Muhammad Ilyas recognized that after the madrassa students left school, they mingled with their Hindu peers, and this nullified the madrassa influence altogether. The only solution to this problem, as the Maulana saw it, lay in separating them from their social milieu. He decided that madrassa students should be withdrawn from their surroundings, and kept in groups for some period of time. Keeping them segregated in mosques or religious institutions would keep them away from ‘bad influence’. This formula proved to be right. Engaging them in Islamic activities round the clock for some length of time made them ‘true Muslims’. Seen that this method was effective, he decided to follow this pattern in future. (4) In this manner, large number of people from different parts of country were indoctrinated. Staying day and night in an Islamic atmosphere changed them completely.
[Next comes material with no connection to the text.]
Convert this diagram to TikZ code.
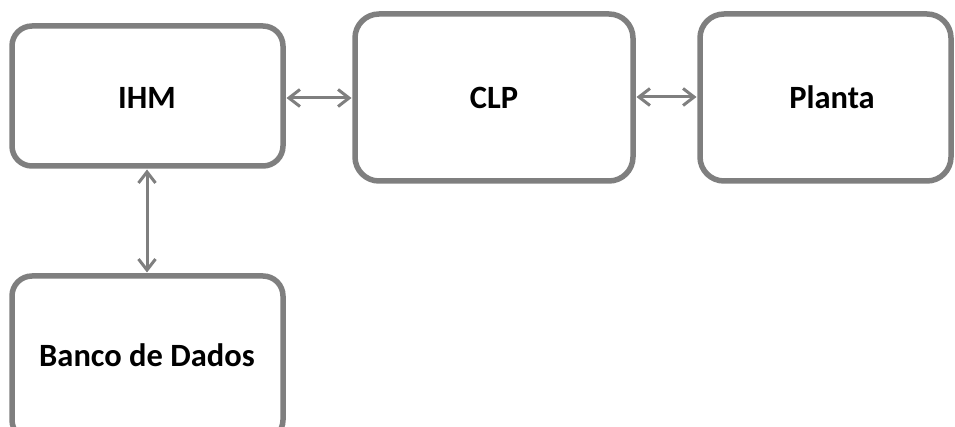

The whole of Mewat was Islamicized. Where previously, mosques had been few and far between, now mosques and religious schools came up in every settlement. The Mewatis changed their way of dressing and grew beards according to Sharia, shaking off one by one almost all their pre-Islamic customs that they had retained after conversion. (4) Not only did they change themselves but they were also inspired to spread the message of Islam to others.
The first conference of the Jamaat was held in 1941 at Basti Nizamuddin. Twenty-five thousand people attended it. The leadership of the Jamaat passed on to Muhammad Yusuf, the son of Ilyas after the latter died in 1944. In this way, the Tablighi Jamaat originated in India, and after some decades, it became so popular that it is now recognized as one of the fastest growing movement within Islam.
(1) Sayyid Athar Abbas Rizvi, ‘Shah Waliullah and his times’, Ma’rifat publishing house 1980, page 306).
(2) ‘“Remaking Ourselves”, Islamic Self-Fashioning in a Global Movement of Spiritual Renewal’, by Barbara D. Metcalf in Accounting for Fundamentalisms edited by Martin E. Marty and R. Scott Appleby, Chicago, 1994, p.720.
(3) P. W. Powlett (1878): Gazetteer of Alwur , London: Trubner’s & Co. London.
(4) Abul Hasan Ali Nadwi, Life and Mission of Maulana Mohammad Ilyas, Lucknow, 1983, p. 40.